GOAL: Nothing outside the lines from the one containing "Write the Plotly.js code for this chart." through the one containing "var font = 'Liberation" should be copied, and no pictures either. Copy those lines exactly.

+ + + + +

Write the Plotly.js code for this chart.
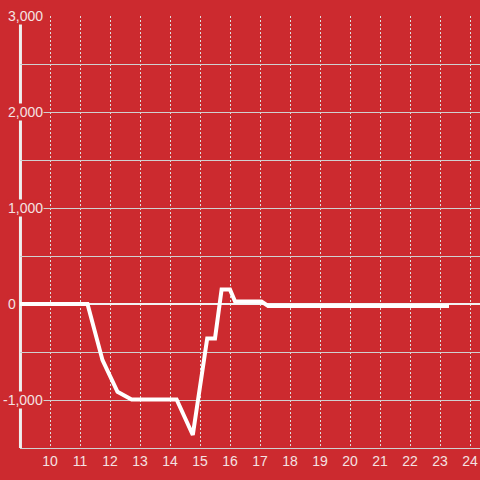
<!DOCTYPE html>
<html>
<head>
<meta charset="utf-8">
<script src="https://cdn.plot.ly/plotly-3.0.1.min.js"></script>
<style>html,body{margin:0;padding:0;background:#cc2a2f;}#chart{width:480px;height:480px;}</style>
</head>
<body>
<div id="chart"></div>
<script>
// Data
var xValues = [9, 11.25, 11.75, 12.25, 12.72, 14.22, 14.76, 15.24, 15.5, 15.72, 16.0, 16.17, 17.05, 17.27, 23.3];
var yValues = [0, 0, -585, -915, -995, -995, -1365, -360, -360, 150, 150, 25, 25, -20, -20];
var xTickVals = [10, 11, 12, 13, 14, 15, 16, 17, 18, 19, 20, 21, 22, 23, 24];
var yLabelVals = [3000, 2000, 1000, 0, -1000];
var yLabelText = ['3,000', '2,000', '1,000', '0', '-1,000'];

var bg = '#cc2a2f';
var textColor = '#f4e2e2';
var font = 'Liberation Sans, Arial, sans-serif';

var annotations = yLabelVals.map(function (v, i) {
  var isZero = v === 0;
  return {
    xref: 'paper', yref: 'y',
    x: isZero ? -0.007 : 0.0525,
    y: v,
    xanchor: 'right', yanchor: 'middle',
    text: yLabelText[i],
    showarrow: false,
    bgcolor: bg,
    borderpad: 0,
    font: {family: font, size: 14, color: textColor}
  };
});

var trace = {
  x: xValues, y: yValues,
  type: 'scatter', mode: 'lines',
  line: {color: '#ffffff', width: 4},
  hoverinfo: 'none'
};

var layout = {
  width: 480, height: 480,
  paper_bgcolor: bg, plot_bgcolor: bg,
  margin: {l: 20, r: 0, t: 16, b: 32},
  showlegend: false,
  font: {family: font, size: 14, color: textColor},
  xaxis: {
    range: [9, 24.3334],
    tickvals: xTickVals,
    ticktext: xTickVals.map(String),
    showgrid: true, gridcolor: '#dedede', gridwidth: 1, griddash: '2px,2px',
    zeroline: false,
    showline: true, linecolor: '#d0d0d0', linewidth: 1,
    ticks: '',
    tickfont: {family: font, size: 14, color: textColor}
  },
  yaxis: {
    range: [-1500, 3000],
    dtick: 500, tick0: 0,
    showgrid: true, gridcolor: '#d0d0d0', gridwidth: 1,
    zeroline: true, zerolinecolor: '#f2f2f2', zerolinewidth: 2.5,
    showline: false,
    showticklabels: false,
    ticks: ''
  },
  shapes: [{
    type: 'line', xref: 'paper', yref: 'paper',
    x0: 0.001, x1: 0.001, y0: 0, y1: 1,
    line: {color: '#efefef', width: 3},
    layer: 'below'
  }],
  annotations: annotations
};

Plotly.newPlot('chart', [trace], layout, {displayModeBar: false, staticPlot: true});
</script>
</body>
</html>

+ + + + +

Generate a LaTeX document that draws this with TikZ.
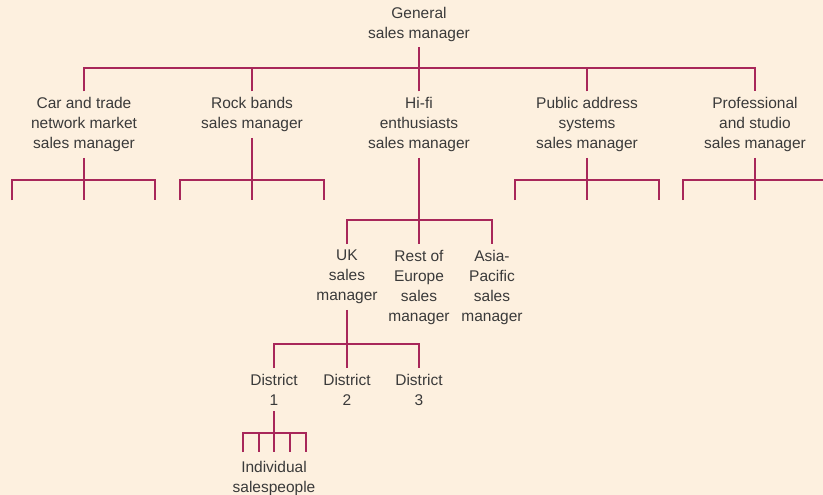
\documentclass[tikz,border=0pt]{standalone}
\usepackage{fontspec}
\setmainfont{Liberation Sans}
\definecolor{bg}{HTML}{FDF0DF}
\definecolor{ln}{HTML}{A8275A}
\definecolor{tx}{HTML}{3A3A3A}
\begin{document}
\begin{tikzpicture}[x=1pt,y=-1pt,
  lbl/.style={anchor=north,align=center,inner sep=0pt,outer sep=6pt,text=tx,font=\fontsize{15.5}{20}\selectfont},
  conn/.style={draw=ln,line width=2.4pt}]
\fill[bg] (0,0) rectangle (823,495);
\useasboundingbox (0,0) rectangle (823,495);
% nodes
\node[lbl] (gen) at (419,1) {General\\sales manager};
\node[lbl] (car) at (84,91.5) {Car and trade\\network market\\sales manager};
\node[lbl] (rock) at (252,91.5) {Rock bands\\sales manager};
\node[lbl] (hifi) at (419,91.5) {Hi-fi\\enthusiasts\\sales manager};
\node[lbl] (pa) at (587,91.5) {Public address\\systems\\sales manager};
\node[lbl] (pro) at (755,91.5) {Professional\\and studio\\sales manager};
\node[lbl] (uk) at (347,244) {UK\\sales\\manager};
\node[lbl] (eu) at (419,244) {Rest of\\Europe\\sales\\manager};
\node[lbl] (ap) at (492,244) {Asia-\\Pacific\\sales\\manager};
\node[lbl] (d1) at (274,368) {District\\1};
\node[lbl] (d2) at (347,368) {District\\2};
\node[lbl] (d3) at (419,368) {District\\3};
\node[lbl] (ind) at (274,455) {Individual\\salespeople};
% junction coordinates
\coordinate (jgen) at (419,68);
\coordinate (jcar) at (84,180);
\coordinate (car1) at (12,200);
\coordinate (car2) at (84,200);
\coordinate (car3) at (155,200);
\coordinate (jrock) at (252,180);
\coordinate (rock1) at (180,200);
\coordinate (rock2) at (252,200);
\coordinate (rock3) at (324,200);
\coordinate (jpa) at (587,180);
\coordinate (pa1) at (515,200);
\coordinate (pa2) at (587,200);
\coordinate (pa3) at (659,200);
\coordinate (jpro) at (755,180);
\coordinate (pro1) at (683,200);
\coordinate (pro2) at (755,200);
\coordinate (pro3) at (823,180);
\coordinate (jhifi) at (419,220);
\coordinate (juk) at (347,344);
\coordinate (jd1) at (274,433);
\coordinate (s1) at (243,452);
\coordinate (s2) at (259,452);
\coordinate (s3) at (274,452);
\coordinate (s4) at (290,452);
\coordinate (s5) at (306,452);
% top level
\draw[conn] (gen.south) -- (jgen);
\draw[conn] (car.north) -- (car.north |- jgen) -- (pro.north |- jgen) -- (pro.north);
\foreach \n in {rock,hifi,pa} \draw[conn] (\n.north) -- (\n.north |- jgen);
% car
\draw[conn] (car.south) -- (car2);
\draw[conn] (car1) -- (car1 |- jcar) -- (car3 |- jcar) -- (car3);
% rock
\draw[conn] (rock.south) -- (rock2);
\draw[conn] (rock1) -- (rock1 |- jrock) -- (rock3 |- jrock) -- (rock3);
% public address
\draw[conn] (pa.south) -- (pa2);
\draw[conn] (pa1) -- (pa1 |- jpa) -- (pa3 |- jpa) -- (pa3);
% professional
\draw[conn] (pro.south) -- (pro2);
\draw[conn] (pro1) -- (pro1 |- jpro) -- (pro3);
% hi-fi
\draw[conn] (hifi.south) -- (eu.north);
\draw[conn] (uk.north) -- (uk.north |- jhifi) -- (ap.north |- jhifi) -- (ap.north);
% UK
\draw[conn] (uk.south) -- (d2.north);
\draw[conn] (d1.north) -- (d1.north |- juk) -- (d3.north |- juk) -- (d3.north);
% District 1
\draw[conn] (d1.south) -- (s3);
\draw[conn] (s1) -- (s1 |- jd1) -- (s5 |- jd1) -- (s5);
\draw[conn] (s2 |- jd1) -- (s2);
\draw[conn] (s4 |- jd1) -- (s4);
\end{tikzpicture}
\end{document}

+ + + + +

ANSWER TO THIS PROBLEM:
Write the Plotly.js code for this chart.
<!DOCTYPE html>
<html>
<head>
<meta charset="utf-8">
<script src="https://cdn.plot.ly/plotly-3.0.1.min.js"></script>
<style>html,body{margin:0;padding:0;background:#cc2a2f;}#chart{width:480px;height:480px;}</style>
</head>
<body>
<div id="chart"></div>
<script>
// Data
var xValues = [9, 11.25, 11.75, 12.25, 12.72, 14.22, 14.76, 15.24, 15.5, 15.72, 16.0, 16.17, 17.05, 17.27, 23.3];
var yValues = [0, 0, -585, -915, -995, -995, -1365, -360, -360, 150, 150, 25, 25, -20, -20];
var xTickVals = [10, 11, 12, 13, 14, 15, 16, 17, 18, 19, 20, 21, 22, 23, 24];
var yLabelVals = [3000, 2000, 1000, 0, -1000];
var yLabelText = ['3,000', '2,000', '1,000', '0', '-1,000'];

var bg = '#cc2a2f';
var textColor = '#f4e2e2';
var font = 'Liberation Sans, Arial, sans-serif';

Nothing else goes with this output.